One design feature that's native to the Cento1Sr is the asymmetric chainstays, which serve two primary functions. First, they address the differing load demands on the drive and non-drive sides, balancing a beefed-up, moto-inspired drive-side stay with a supportive, lighter non-drive stay. Second, the asymmetrical design reduces chain slap. Admitting that we may actually like this feature more than the increased efficiency isn't an overstatement, because every time we hear the sound of nickel-plated steel smacking across high-modulus carbon while riding across stones or train tracks, our hearts break a little. We're fairly certain that, with the exception of the pros who abuse their gear to the point of criminal culpability, every other cyclist feels the same, and this is yet one more detail that demonstrates Wilier's obsessively passionate design ethos.

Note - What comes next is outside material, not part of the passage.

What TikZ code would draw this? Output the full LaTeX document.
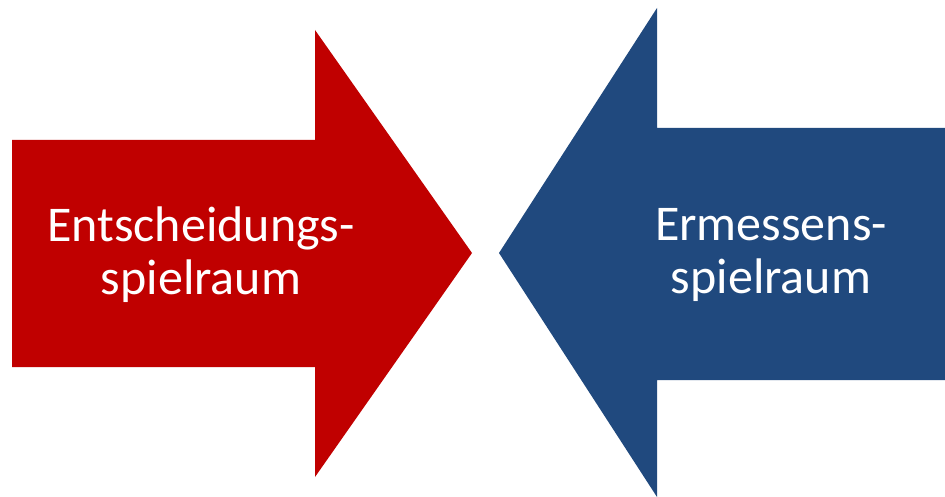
\documentclass[tikz,border=0pt]{standalone}
\usepackage{fontspec}
\setmainfont{Carlito}
\definecolor{arrowred}{RGB}{192,0,0}
\definecolor{arrowblue}{RGB}{32,73,126}
\tikzset{
  arrowlabel/.style={text=white, align=center, font=\fontsize{50}{53}\selectfont, inner sep=0pt}
}
\begin{document}
\begin{tikzpicture}[x=1pt,y=-1pt]
  \useasboundingbox (0,0) rectangle (945,497);
  % red arrow pointing right
  \fill[arrowred] (12,140) -- (315,140) -- (315,30) -- (472,253) -- (315,477) -- (315,367) -- (12,367) -- cycle;
  % blue arrow pointing left
  \fill[arrowblue] (945,128) -- (657,128) -- (657,8) -- (499,253) -- (657,497) -- (657,380) -- (945,380) -- cycle;
  \node[arrowlabel] (red) at (201,255) {Entscheidungs-\\spielraum};
  \node[arrowlabel] (blue) at (771,255) {Ermessens-\\spielraum};
\end{tikzpicture}
\end{document}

The list of technology adopted from Wilier's other frames results in one of the most effective power delivery systems on the market: the combination of those chainstays, the 60t carbon, and the BB386 EVO bottom bracket. Developed by Wilier, FSA, and BH, the BB386 EVO is the product of yet another tripartite coalition. It's got a titanic 86.5mm wide shell and 46mm diameter, which increases rigidity by a claimed 30% across the bottom bracket junction by allowing Wilier to expand the seat and down tubes by some 20mm. This greater tube diameter improves power transfer and requires less material (and less weight) to maintain structural integrity. Altogether, Wilier credits the BB386 EVO standard with increasing overall torsional rigidity by 133% and rear triangle stiffness by around 115%.
As with the previous model, the Cento1SR is finished with a host of returning features including a stiff, multifunctional 3D derailleur hanger, a 3D integrated cable routing plate under the bottom bracket shell, an integrated adjuster plate for your internal cable routing, and an integrated fork for a more aerodynamic front end that handles with the classic smoothness we expect from Wilier. The internal routing is compatible with all mechanical drivetrains and both Campagnolo EPS and Shimano Di2.